Ladies and Gentlemen:

 

We have acted as counsel to Knightscope, Inc., a Delaware corporation (the “Company”), in connection with the issuance and sale from time to time of up to $25,000,000 of shares of Class A common stock of the Company, $0.001 par value per share (the “Shares”), pursuant to the At The Market Offering Agreement, dated February 1, 2023 (the “Sales Agreement”), between the Company and H.C. Wainwright & Co., LLC. The Shares will be issued pursuant to the Company’s Registration Statement on Form S-3 (File No. 333-269493), declared effective by the Securities and Exchange Commission (the “Commission”) on February 8, 2023 (the “Registration Statement”) under the Securities Act of 1933, as amended (the “Securities Act”), and the base prospectus filed as part of the Registration Statement, and the related prospectus supplement dated August 14, 2023 (collectively, the “Prospectus”).

 

We have examined the Registration Statement, the Prospectus, the Sales Agreement and such documents and records of the Company and other documents as we have deemed necessary for the purposes of this opinion.

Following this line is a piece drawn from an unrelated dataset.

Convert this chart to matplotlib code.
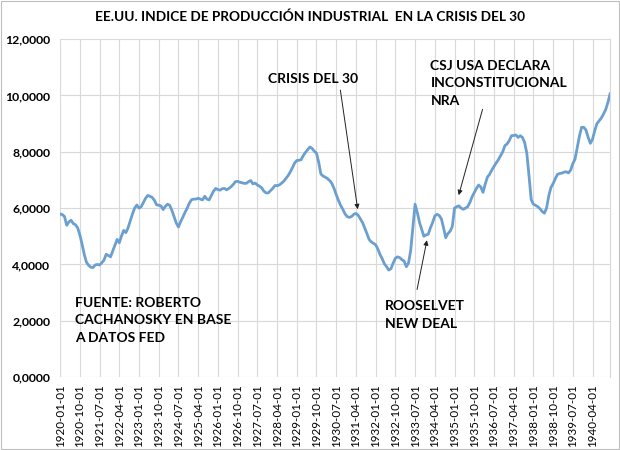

In such examination, we have assumed the following: (i) the authenticity of original documents and the genuineness of all signatures; (ii) the conformity to the originals of all documents submitted to us as copies; and (iii) the truth, accuracy and completeness of the information, representations and warranties contained in the records, documents, instruments and certificates we have reviewed.

 

Based upon the foregoing, it is our opinion that the Shares have been duly authorized by all necessary corporate action of the Company and, upon (i) the due execution by the Company and registration by its registrar of the Shares, (ii) the offering and sale of the Shares in accordance with the Sales Agreement and the Prospectus, and (iii) receipt by the Company of the consideration therefor in accordance with the terms of the Sales Agreement, the Shares will be validly issued, fully paid and non-assessable.

 

We hereby consent to the filing of this opinion as Exhibit 5.1 to the Company’s Current Report on Form 8-K filed with the Commission on or about the date hereof, to the incorporation by reference of this opinion into the Registration Statement and any amendments thereto, including any and all post-effective amendments, and to the reference to us under the headings “Legal Matters” in the Prospectus. In giving such consent, we do not thereby admit that we are in the category of persons whose consent is required under Section 7 of the Securities Act or related rules and regulations of the Commission issued thereunder.